I glanced at her hands. No sign of the phone. She must’ve hid it in her bedside table. This was a relief; the less inconspicuous of her kind often requested more pictures over breakfast. The answer was always no. I never ate meals with the help.

I hadn’t been drunk last night when I suggested we party. I’d been cold. Ireland is cold year round, even in the summer. And I am likewise cold, unless I can locate a warm body and share her bed.

The woman snuggled against me. Her skin had been soft last night, but now—bathed in daylight—it felt like sandpaper. I peeled her from me, no longer cold, and then sat on the edge of the bed and rubbed sleep from my eyes.

“What time is it?”

“Just past seven,” she purred, her nails scratching lightly down my back.

“Stop touching me. Where the feck are my pants?”

She jerked her hand away with a little gasp and was mercifully silent as I scanned the room.

Sex was usually the price I paid for a night of warmth, which made no sense because my nameless partners always faked it, even when I ate them out. They faked it loudly, and with enthusiasm, and sometimes with impressive creativity. But faked nevertheless.

Just once, I wanted to see and hear and feel a woman truly orgasm. Just. Fucking. Once. I’m beginning to doubt women are capable of climaxing. The great female-orgasm myth . . .

“No need to be such an arsehole.” She’d recovered the ability to speak. I wished she hadn’t.

I was going to be late for Sunday breakfast with the family if I didn’t get up and out. If I missed breakfast then I’d be subjected to months of passive-aggressive reminders of my tardiness for that one time, and be on the hook for a year’s worth of favors.

“I need to piss.” I stood from the bed and crossed her tiny Dublin flat to the door I assumed was her toilet, finding my pants on the way and pulling them on.
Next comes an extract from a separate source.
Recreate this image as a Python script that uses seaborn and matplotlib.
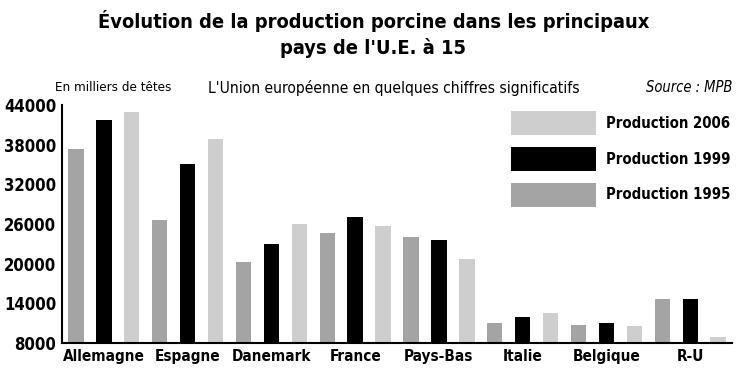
import matplotlib
matplotlib.use("Agg")
import matplotlib.pyplot as plt
import seaborn as sns
import pandas as pd
from matplotlib.patches import Patch
from matplotlib.ticker import FixedLocator

# -------------------------------
# Data (milliers de têtes)
# -------------------------------
pays = ["Allemagne", "Espagne", "Danemark", "France", "Pays-Bas", "Italie", "Belgique", "R-U"]
prod_1995 = [37300, 26600, 20300, 24600, 24100, 11000, 10700, 14700]
prod_1999 = [41700, 35100, 23000, 27100, 23600, 11900, 11000, 14700]
prod_2006 = [42900, 38900, 26000, 25700, 20700, 12600, 10600, 8900]
series = ["Production 1995", "Production 1999", "Production 2006"]
couleurs = ["#a4a4a4", "#000000", "#cecece"]
yticks = [8000, 14000, 20000, 26000, 32000, 38000, 44000]

df = pd.DataFrame({
    "Pays": pays * 3,
    "Serie": [s for s in series for _ in pays],
    "Valeur": prod_1995 + prod_1999 + prod_2006,
})

sns.set_theme(style="white")
plt.rcParams["font.family"] = ["DejaVu Sans"]
plt.rcParams["font.stretch"] = "condensed"
plt.rcParams["text.color"] = "black"
plt.rcParams["xtick.color"] = "black"
plt.rcParams["ytick.color"] = "black"

fig = plt.figure(figsize=(7.47, 3.82), dpi=100)
ax = fig.add_axes([0.083, 0.102, 0.897, 0.623])

sns.barplot(data=df, x="Pays", y="Valeur", hue="Serie", hue_order=series,
            palette=couleurs, width=1.0, gap=0.45, saturation=1,
            linewidth=0, legend=False, ax=ax)

ax.set_xlim(-0.5, 7.5)
ax.set_ylim(8000, 44000)
ax.set_yticks(yticks)
ax.set_yticklabels([str(v) for v in yticks], fontweight="bold", fontsize=12,
                   fontstretch="condensed")
ax.set_xticks(range(len(pays)))
ax.set_xticklabels(pays, fontweight="bold", fontsize=11, fontstretch="condensed")
ax.set_xlabel("")
ax.set_ylabel("")

ax.set_axisbelow(True)
for s in ["top", "right"]:
    ax.spines[s].set_visible(False)
for s in ["left", "bottom"]:
    ax.spines[s].set_color("black")
    ax.spines[s].set_linewidth(1.5)

ax.tick_params(axis="y", direction="in", length=18, width=1.5, color="black", pad=4)
ax.tick_params(axis="x", which="major", length=0, pad=4)
ax.xaxis.set_minor_locator(FixedLocator([i + 0.5 for i in range(len(pays))]))
ax.tick_params(axis="x", which="minor", direction="in", length=4, width=1.5, color="black")

# legend in reversed order like the original
handles = [Patch(facecolor=c, edgecolor="none") for c in couleurs][::-1]
ax.legend(handles, series[::-1], loc="upper left", bbox_to_anchor=(0.65, 1.03),
          frameon=False, handlelength=5.72, handleheight=2.11, labelspacing=0.78,
          handletextpad=0.67,
          prop={"weight": "bold", "size": 10.7, "stretch": "condensed"})

# titles and annotations
fig.text(0.5, 0.945, "Évolution de la production porcine dans les principaux",
         ha="center", va="center", fontsize=14.4, fontweight="bold")
fig.text(0.5, 0.875, "pays de l'U.E. à 15",
         ha="center", va="center", fontsize=14.4, fontweight="bold")
fig.text(0.074, 0.77, "En milliers de têtes", ha="left", va="center", fontsize=9.6)
fig.text(0.278, 0.77, "L'Union européenne en quelques chiffres significatifs",
         ha="left", va="center", fontsize=11.2)
fig.text(0.981, 0.77, "Source : MPB", ha="right", va="center", fontsize=10.5,
         style="italic")

plt.savefig("out.png", dpi=100)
I shut and locked the door—just in case she had any ideas about snapping more pictures—and did my business, rinsing off her toothbrush with Listerine before brushing my teeth with it.

I had a ritual when I cleaned up after a night of inane debauchery. Disinfecting the toothbrush, going through the medicine cabinet for aspirin, washing my face with their soap—as long as it didn’t smell of flowers or food. One-night stands were worth it just for cosmetic product discoverability.

About six months ago I shagged a woman and used her facial cleanser. Great stuff, unscented, gentle but left the skin thoroughly cleaned. I couldn’t tell you her name or what she looked like, but I could tell you she used a cleanser named Simple to wash her face. I knew this because on my way home, I’d stopped by Boots and picked it up in bulk.

“What are you doing in there?” Last night’s warm body tested the door handle.

I ignored her question and smelled her soap. It smelled like cake. I placed it back on the tray, unused. Why do women want to smell like cake?